Just don't. The compiler will do it automagically.

Mar 22 '06 #8

P: n/a
First of all , the call a::~A() does not destroy the object a. it is
merely a function call. Only the constructor cannot be called
explicitly in a C++ program. Generally, the intent of calling the
destructor explicitly is to cleanup and reuse the object. The
destructor is call twice because it was called once explicitly and
then automatically by the compiler as the destruction sequence of B.

far as i know the behaviour is NOT undefined. check out the ISO
standard.
My motive for this experiment is to know what to do when you want to
throw exceptions from a constructor of any class and you want to
properly destroy all its member objects before the exception is thrown.
Is calling members' destructors like I did above a right way to achieve this?


it is guranteed by the C++ standard, far as i know, that inside a
constructor, any member object created "Completely" in the stack will
destroyed if the constructor throws. For dynamically created objects
(with new) you have to take cate of that. If you face something like
this, consider using auto pointer (std::auto_ptr<>) or use a two stage
construction (i.e. constructor does nothing and a function like
initialize() does the logical construction of the object).

I hope it was of some help

cheers
Iftekhar

Mar 24 '06 #9

P: n/a
iftekhar wrote:
First of all , the call a::~A() does not destroy the object a. it is
merely a function call.
Nope: the call to the destructor ends the lifetime of the object [3.8/4].
All subsequent operations on the object are undefined behavior (including a
second call to the destructor). Well-defined are only operations that refer
to the objects location in memory as raw memory [3.8/5].

Only the constructor cannot be called
explicitly in a C++ program. Generally, the intent of calling the
destructor explicitly is to cleanup and reuse the object.
Nope: "Generally", you don't call the destructor explicitly. Specifically,
if you do so, then you are very likely writing an allocator class and your
explicit destructor calls match some calls to placement new (the standards
hook to construct an object at a given location in memory -- as close to an
explicit constructor call as you can get).

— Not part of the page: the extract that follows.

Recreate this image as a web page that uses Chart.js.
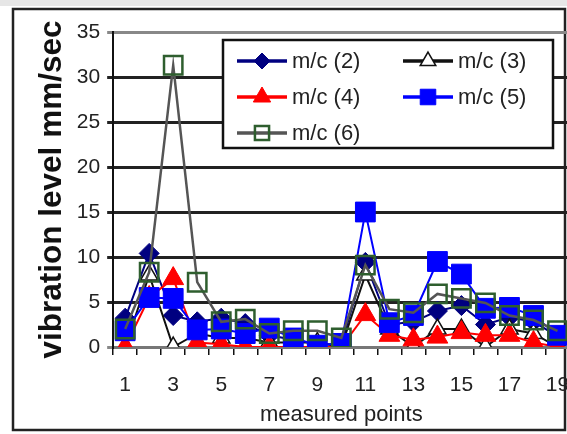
<!DOCTYPE html>
<html>
<head>
<meta charset="utf-8">
<script src="https://cdn.jsdelivr.net/npm/chart.js@4.4.0/dist/chart.umd.min.js"></script>
<style>
  html, body { margin: 0; padding: 0; background: #fff; overflow: hidden; }
  #wrap { width: 567px; height: 434px; overflow: hidden; position: relative; }
  canvas { display: block; }
</style>
</head>
<body>
<div id="wrap"><canvas id="vibChart" width="587" height="434"></canvas></div>
<script>
// measured points 1..19
const points = ['1','2','3','4','5','6','7','8','9','10','11','12','13','14','15','16','17','18','19'];
const yTicks = [0, 5, 10, 15, 20, 25, 30, 35];

// vibration level (mm/sec) per machine
const mc2 = [3.2, 10.4, 3.5, 2.8, 3.2, 2.6, 1.3, 0.8, 0.3, 0.3, 9.4, 2.5, 2.8, 4.0, 4.6, 2.5, 3.3, 2.8, 1.2];
const mc3 = [0, 8, 0, 1.5, 1, 1, 0.5, 0.5, 0.5, 0, 8, 2, 0, 2, 2, 0, 2, 1.5, 0];
const mc4 = [0, 5.5, 7.6, 0.5, 0.3, 0, 0, 0, 0, 0, 3.6, 1.3, 0.8, 1.1, 1.6, 1.3, 1.3, 0.5, 0];
const mc5 = [1.8, 5.5, 5.4, 1.9, 2.0, 1.5, 2.1, 1.0, 0.2, 0.4, 15, 2.7, 3.5, 9.5, 8.1, 4.3, 4.4, 3.5, 1.3];
const mc6 = [2, 8.3, 31.3, 7.2, 2.8, 3.1, 1.5, 1.8, 1.8, 1, 9.1, 4.2, 3.8, 5.9, 5.4, 4.9, 3.5, 3, 1.8];

const sans = "'Liberation Sans', Arial, sans-serif";

// outer frame like the original picture
const framePlugin = {
  id: 'frame',
  beforeDraw(chart) {
    const ctx = chart.ctx;
    ctx.save();
    ctx.fillStyle = '#fff';
    ctx.fillRect(0, 0, chart.width, chart.height);
    ctx.fillStyle = '#e6e6e6';
    ctx.fillRect(0, 0, chart.width, 6);
    ctx.strokeStyle = '#222';
    ctx.lineWidth = 2.5;
    ctx.strokeRect(13, 9, 552, 421);
    ctx.restore();
  }
};

// boxed legend inside the plot, two columns
const legendPlugin = {
  id: 'boxLegend',
  afterDatasetsDraw(chart) {
    const ctx = chart.ctx;
    ctx.save();
    ctx.fillStyle = '#fff';
    ctx.fillRect(223, 40, 330, 108);
    ctx.strokeStyle = '#111';
    ctx.lineWidth = 2.5;
    ctx.strokeRect(223, 40, 330, 108);
    ctx.font = '22px ' + sans;
    ctx.textBaseline = 'middle';
    chart.data.datasets.forEach((ds, i) => {
      const col = i % 2;
      const row = Math.floor(i / 2);
      const x0 = col ? 403 : 237;
      const y = 61 + row * 36;
      ctx.strokeStyle = ds.borderColor;
      ctx.lineWidth = 3.5;
      ctx.beginPath();
      ctx.moveTo(x0, y);
      ctx.lineTo(x0 + 50, y);
      ctx.stroke();
      ctx.fillStyle = ds.pointBackgroundColor;
      ctx.strokeStyle = ds.pointBorderColor;
      ctx.lineWidth = ds.pointBorderWidth;
      Chart.helpers.drawPoint(ctx, {
        pointStyle: ds.pointStyle,
        radius: ds.legendRadius,
        borderWidth: ds.pointBorderWidth,
        rotation: 0
      }, x0 + 25, y);
      ctx.fillStyle = '#222';
      ctx.fillText(ds.label, x0 + 55, y + 1);
    });
    ctx.restore();
  }
};

new Chart(document.getElementById('vibChart'), {
  type: 'line',
  data: {
    labels: points,
    datasets: [
      { label: 'm/c (2)', data: mc2, order: 5, borderColor: '#000080', borderWidth: 2,
        pointStyle: 'rectRot', pointRadius: 10, legendRadius: 8,
        pointBackgroundColor: '#000080', pointBorderColor: '#000080', pointBorderWidth: 1 },
      { label: 'm/c (3)', data: mc3, order: 4, borderColor: '#111', borderWidth: 2,
        pointStyle: 'triangle', pointRadius: 10, legendRadius: 9,
        pointBackgroundColor: '#fff', pointBorderColor: '#111', pointBorderWidth: 1.5 },
      { label: 'm/c (4)', data: mc4, order: 3, borderColor: '#ff0000', borderWidth: 2,
        pointStyle: 'triangle', pointRadius: 12, legendRadius: 10,
        pointBackgroundColor: '#ff0000', pointBorderColor: '#ff0000', pointBorderWidth: 1 },
      { label: 'm/c (5)', data: mc5, order: 2, borderColor: '#0000ff', borderWidth: 2,
        pointStyle: 'rect', pointRadius: 14, legendRadius: 11,
        pointBackgroundColor: '#0000ff', pointBorderColor: '#0000ff', pointBorderWidth: 1 },
      { label: 'm/c (6)', data: mc6, order: 1, borderColor: '#555', borderWidth: 2.5,
        pointStyle: 'rect', pointRadius: 13, legendRadius: 10,
        pointBackgroundColor: 'rgba(0,0,0,0)', pointBorderColor: '#2e5e2e', pointBorderWidth: 2.5 }
    ]
  },
  options: {
    responsive: false,
    animation: false,
    devicePixelRatio: 1,
    layout: { padding: { left: 20, top: 32, right: 0, bottom: 0 } },
    plugins: {
      legend: { display: false },
      tooltip: { enabled: false }
    },
    elements: { line: { tension: 0 } },
    scales: {
      x: {
        offset: true,
        grid: { display: true, drawOnChartArea: false, drawTicks: true, tickLength: 8,
                color: '#111', lineWidth: 1.5, offset: true },
        border: { display: true, color: '#777', width: 3 },
        ticks: {
          autoSkip: false, maxRotation: 0, padding: 17.4, color: '#222',
          font: { family: sans, size: 21 },
          callback: (v, i) => (i % 2 === 0 ? points[i] : '')
        },
        title: { display: true, text: 'measured points', color: '#222',
                 font: { family: sans, size: 22 }, padding: { top: -13.2, bottom: 5.8 } }
      },
      y: {
        min: yTicks[0],
        max: yTicks[yTicks.length - 1],
        afterBuildTicks: (scale) => { scale.ticks = yTicks.map(v => ({ value: v })); },
        grid: {
          tickLength: 6,
          color: (c) => (c.tick && (c.tick.value === 0 || c.tick.value === 35) ? '#888' : '#222'),
          lineWidth: 3
        },
        border: { display: true, color: '#111', width: 2 },
        ticks: { padding: 7, color: '#222', font: { family: sans, size: 21 } },
        title: { display: true, text: 'vibration level mm/sec', color: '#111',
                 font: { family: sans, size: 31.5, weight: 'bold' },
                 padding: { top: 13, bottom: -1 } }
      }
    }
  },
  plugins: [framePlugin, legendPlugin]
});
</script>
</body>
</html>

In other words: you cannot reuse the object (because it's dead). You can,
however, reuse the memory occupied by the objects dead body. To accomplish
this, you can construct a new object in the same place by calling placement
new.

The destructor is call twice because it was called once explicitly and
then automatically by the compiler as the destruction sequence of B.

far as i know the behaviour is NOT undefined.
Nope: it is undefined [12.4/14].

check out the ISO standard.


Good advice!
[snip]
Best

Kai-Uwe Bux
Mar 24 '06 #10

P: n/a
iftekhar wrote:
....
it is guranteed by the C++ standard, far as i know, that inside a
constructor, any member object created "Completely" in the stack will
destroyed if the constructor throws. For dynamically created objects
(with new) you have to take cate of that.


Nope. If the *constructor* throws, it is guaranteed that any sub-object
that was completely constructed is destructed and that the deallocator
function is called to free up the memory that was allocated. If the
deallocator function exists, of course.

Mar 24 '06 #11

P: n/a
Thanks a lot guys. Now I know: if my class holds a 'sub-object' then
its destructor will surely be called when my class's constructor throws
exception, but if my class has a *pointer* to a 'sub-object', then
that's my own responsibility to clean up.

Thanks for the discussion.

Mar 25 '06 #12

P: n/a
Hi,
Thanks a lot. I completely forgot about the placement new that should
(must??) be used with the explicit destructor calls. Thanks again for
the refresh :D.
cheers
Iftekhar

Mar 27 '06 #13

P: n/a
AnalogFile wrote:
Nope. If the *constructor* throws, it is guaranteed that any sub-object
that was completely constructed is destructed
That is exactly what i ment.
and that the deallocator
function is called to free up the memory that was allocated. If the
deallocator function exists, of course.


far as i know, the deallocator (assuming destructor) will not be called
since the object creation was not "complete"ed. The base class
destructors will be called though (if they were created completely).
fro this reason there is somthing called "function-try-block".
class foo
{
private:
char* p;
char* q;
public:
foo (void)
try
{ : p(new char[100]),
q(new char[100])
{
...
}
}
catch(bad_alloc ??)
{
delete p;
delete q;
}
}
even that does not help here, since you cant tell whether the p or q
allocation failed.

correct me if i am wrong.

cheers
iftekhar

Mar 27 '06 #14

P: n/a
gurry wrote:
[snip]
My motive for this experiment is to know what to do when you want to
throw exceptions from a constructor of any class and you want to
properly destroy all its member objects before the exception is thrown.
Is calling members' destructors like I did above a right way to achieve
this?


When exceptions are thrown the stack gets unwound till the
exception is caught. So, if each class has appropriate things
to give back resources in its dtor, you don't want to be
explicitly calling dtors. That is, any problems you could
theoretically have avoided by explicitly calling a dtor would
automatically be avoided by stack unwinding. And any
probs that you would get into through stack unwinding
would be made no better by explicitly calling the dtor.

So, for example: Suppose you run out of memory, and then
the stack unwinding fails because of that. I don't know,
maybe a dtor needs a temp variable to run properly, and
does not have room to make it, so the dtor fails. Now you
have big trouble in code land. But explicitly calling the
dtor does not make this any bette, in fact it could be
worse.

So, explicitly calling a dtor is usually a bad idea.